Thursday, November 17, 2005

Warning: Do Us a Favor,Do Not Heed Warning

Life…it’s such a precious thing, ‘tis it not? Life and the magic of procreation, to me, is like a quiet forest pool, one that needs a direct hit from a big rock half-buried in the ground. You pull and you pull, but you can't get the rock out of the ground. So you give it a good kick, but you lose your balance and go skidding down the hill toward the pool. Then out comes a big Hawaiian dude who was screwing his wife beside the pool because they thought it was real pretty. He tells you to get out of there, but you start faking it, like you're talking Hawaiian, and then he gets mad and chases you…I think I can safely assume you agree with me.



For those of you who are not from the South Bay area, you may need a little educating before I proceed with this blog. Probably the busiest street in Southern California is called Pacific Coast Highway (PCH). At some points it can reach as large as 9 lanes across. That being said, one of the busiest times, as I’m sure you can guess, is in the morning during rush hour, which lasts from about 4:30AM till 9:00PM…give or take 5 minutes.

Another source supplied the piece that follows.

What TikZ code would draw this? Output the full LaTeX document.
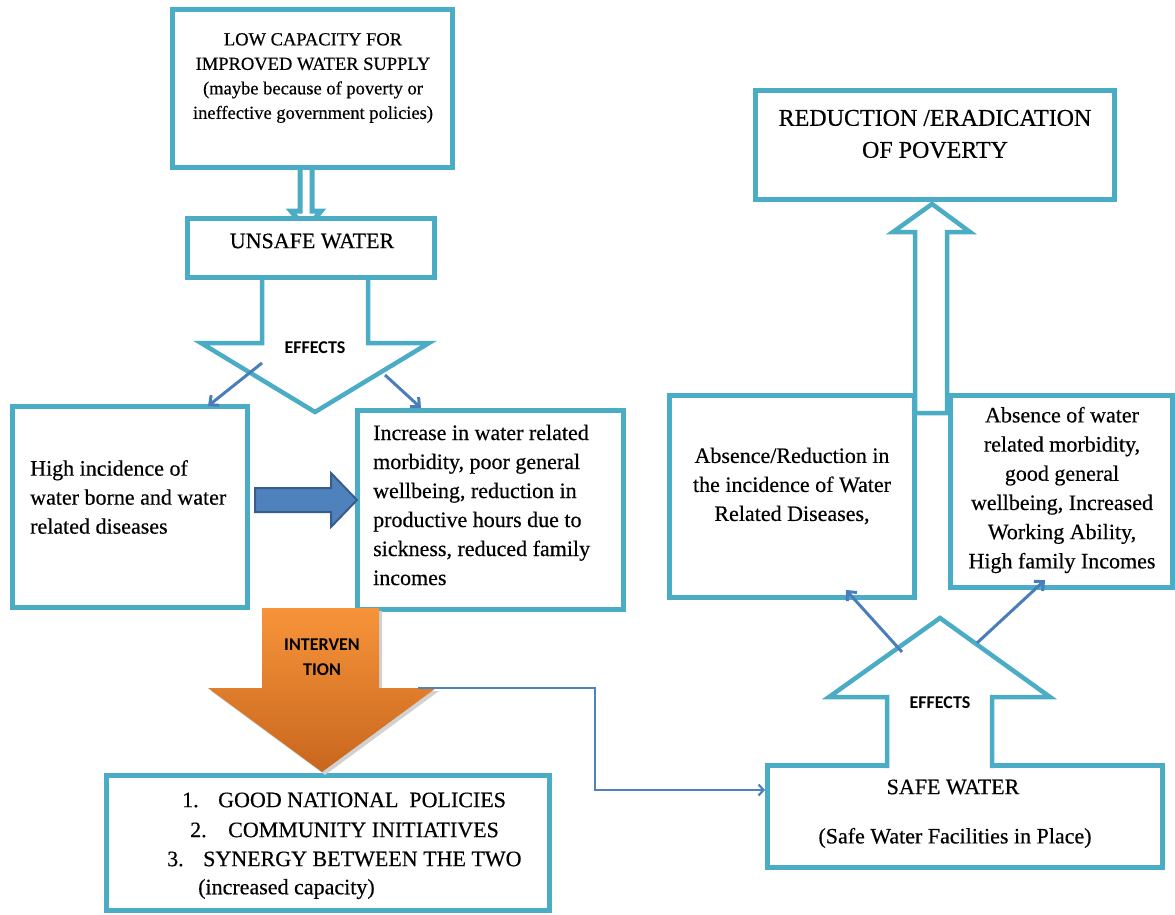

This morning I was impatiently stopped dead in traffic when I noticed a very attractive female taking, what looked like, her morning jog. She happened to be jogging down a hill that is perpendicular to PCH. Once she reached the bottom of the hill, I figured she would do what most, normal, of sound mind, humans beings would do, stop. Once she reached PCH, to my amazement, she didn’t even hesitate. She just darted out into the middle of the street without even faking a look in either direction. Fortunately for her, there was no traffic at the time. Unfortunately for the rest of mankind there was no traffic at that time, as, unless she already has, it is very probable that she will, one day, reproduce.



Now don’t get me wrong I’m not a terribly malevolent person, I wish no one ill will, let alone death. Except for that one time last year that little girl stole my cookie and I tried to run her over with my car, but that is neither here nor there. However, there are some people that I believe need’nt plague the gene pool with a donation.



I am a firm believer that companies should remove all warning labels from the products we buy. If you don’t know what it does or where to put it, don’t buy it. If you choose to ingest some of that hemorrhoid cream, perhaps life in a convent wouldn’t be such a bad idea. If you choose to blow dry your hair in the shower, I’ve one word of advice and it rhymes with: schmasectomy.



Most of these people have a ludicrously oblivious outlook on life. Everything is so happy in their world. For example, you might find a message they leave for the their voicemail box that goes something like this “Hi, thanks for calling! Sorry I missed your call but it is a positively gorgeous day and I’m out enjoying it right now! Hopefully you will have the same opportunity. Thought for the day is ‘Share The Love!’. BBBBEEEEPPPP.” When I hear things like that it makes me curse my phone for not being able to switch to ‘restricted’ for the caller ID. “Uhh…hi there. This is Tom from the VD clinic. Speaking of positive, your tests results are back. Stop sharing the love. CLICK.”